Dari cerita kehidupan tentang diriku dan kenapa bisa menjadi seperti saat ini karena ada nilai kehidupan keluarga, nilai agama dan pengaruh lingkungan yang membudaya dan membentuk karakter diri saya. Dari segi sifat kata orang saya adalah anak yang ramah, supel dan yang pastinya cerewet, saya tidak suka berdiam dirumah dengan sia-sia, maka dari itu sewaktu sekolah dan kuliah saya sangat aktif di berbagai organisasi dan kegiatan.
 Selain itu, sifat yang terdapat pada diri saya adalah saya mudah bersedih dan tersentuh dengan hal-hal yang mengharukan. Saya juga memiliki sifat jelek yaitu suka santai dalam mengerjakan suatu hal sehingga ketika sudah deadline waktunya maka saya akan menggunakan jurus “manajemen of kepepet”. Saya juga heran kenapa di waktu-waktu terakhir ide cemerlang mudah untuk disalurkan dibandingkan jauh-jauh hari. Kemudian jika saya marah atau tidak menyukai suatu hal maka terkadang saya suka spontan langsung meluapkannya langsung, karena itu membuat saya legah. Saya tidak suka bermusuhan dengan orang lain maka dari itu saya suka mengalah demi kebaikan walaupun kadang batin menolak.

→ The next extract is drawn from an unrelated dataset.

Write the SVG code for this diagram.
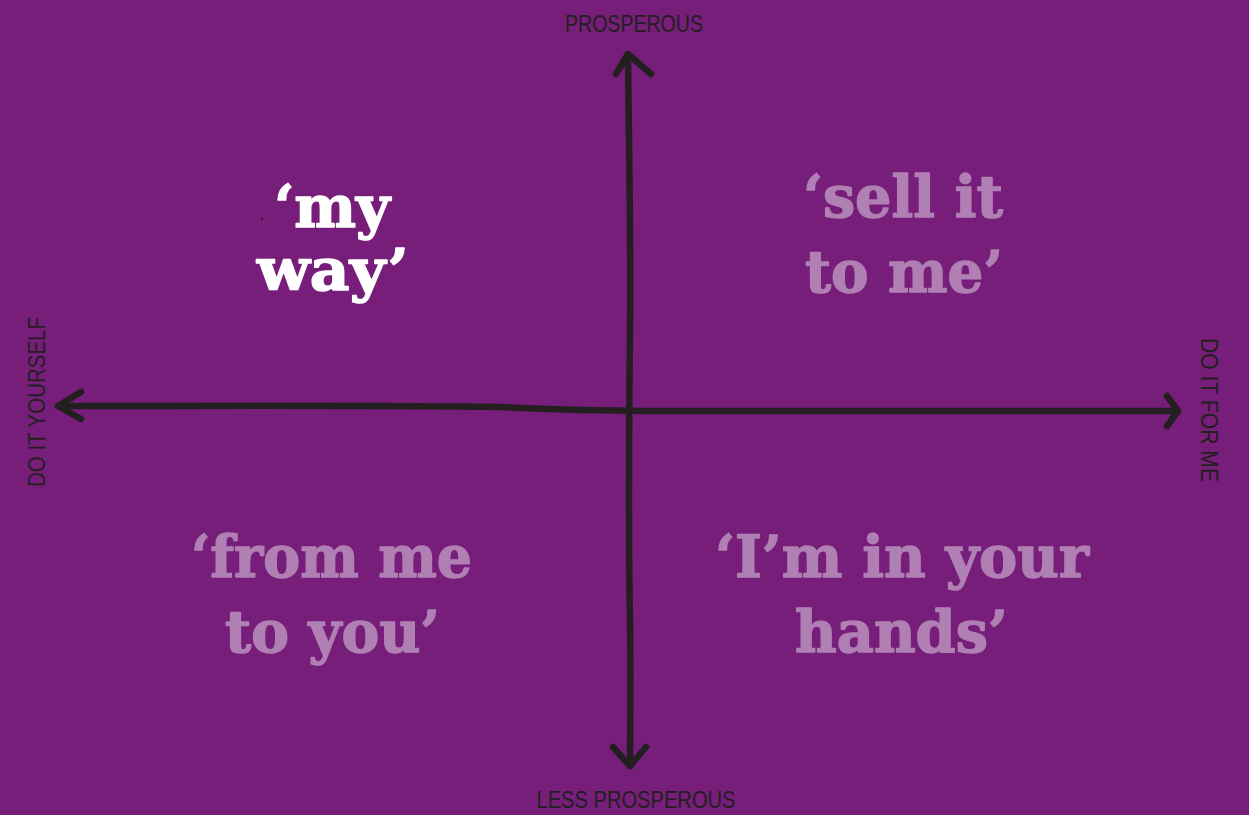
<svg xmlns="http://www.w3.org/2000/svg" width="1249" height="815" viewBox="0 0 1249 815">
<style>
.q{font-family:"DejaVu Serif","Liberation Serif",serif;font-weight:bold;font-size:58px;fill:#b07fb3;stroke:#b07fb3;stroke-width:1.5;stroke-linejoin:round}
.hl{fill:#ffffff;stroke:#ffffff}
.ax{font-family:"Liberation Sans Narrow","Liberation Sans",sans-serif;font-size:23px;fill:#231f20;text-anchor:middle}
.ln{fill:none;stroke:#231f20;stroke-width:6.5;stroke-linecap:round;stroke-linejoin:round}
</style>
<rect width="1249" height="815" fill="#761e7a"/>
<g id="connectors">
<path class="ln" d="M628,54 C629,150 631,250 630,330 C629,420 628,520 630,620 C631,690 630,730 630,766"/>
<path class="ln" d="M616,74 L628,54 L651,74"/>
<path class="ln" d="M613,747 L630,766 L646,747"/>
<path class="ln" d="M58,406 C200,406 380,405 500,407 C560,410 600,411 700,411 C900,411 1050,411 1178,411"/>
<path class="ln" d="M81,392 L58,406 L81,419"/>
<path class="ln" d="M1167,396 L1178,411 L1167,426"/>
</g>
<g id="axis-top"><text class="ax" x="634" y="32" textLength="138" lengthAdjust="spacingAndGlyphs">PROSPEROUS</text></g>
<g id="axis-bottom"><text class="ax" x="636" y="808" textLength="199" lengthAdjust="spacingAndGlyphs">LESS PROSPEROUS</text></g>
<g id="axis-left"><text class="ax" transform="translate(45,402) rotate(-90)" textLength="170" lengthAdjust="spacingAndGlyphs">DO IT YOURSELF</text></g>
<g id="axis-right"><text class="ax" transform="translate(1201,410) rotate(90)" textLength="144" lengthAdjust="spacingAndGlyphs">DO IT FOR ME</text></g>
<g id="q-my-way"><text class="q hl" x="274" y="227" textLength="116" lengthAdjust="spacingAndGlyphs">‘my</text><text class="q hl" x="257" y="290" textLength="152" lengthAdjust="spacingAndGlyphs">way’</text></g>
<g id="q-sell"><text class="q" x="803" y="217" textLength="200" lengthAdjust="spacingAndGlyphs">‘sell it</text><text class="q" x="805" y="292" textLength="198" lengthAdjust="spacingAndGlyphs">to me’</text></g>
<g id="q-from"><text class="q" x="191" y="577" textLength="281" lengthAdjust="spacingAndGlyphs">‘from me</text><text class="q" x="225" y="652" textLength="215" lengthAdjust="spacingAndGlyphs">to you’</text></g>
<g id="q-hands"><text class="q" x="715" y="577" textLength="374" lengthAdjust="spacingAndGlyphs">‘I’m in your</text><text class="q" x="795" y="652" textLength="213" lengthAdjust="spacingAndGlyphs">hands’</text></g>
<rect x="261" y="218" width="2" height="2" fill="#231f20"/>
</svg>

          Dari kisah kehidupan dan perjuangan masa ke masa hingga saat ini yang saya utarakan maka dapat disimpulkan bahwa nilai budaya dan konsep perkembangan diri seseorang adalah sesuatu naluriah yang menjadi prinsif pilihan hidup. Sebagai manusia berbudaya yang menanamkan nilai budi perkerti luhur dan berpegang teguh pada ajaran agama menjadi pegangan dalam menjalani kehidupan yang bahagia dan harmonis. Semoga menjadi kisah yang bermanfaat.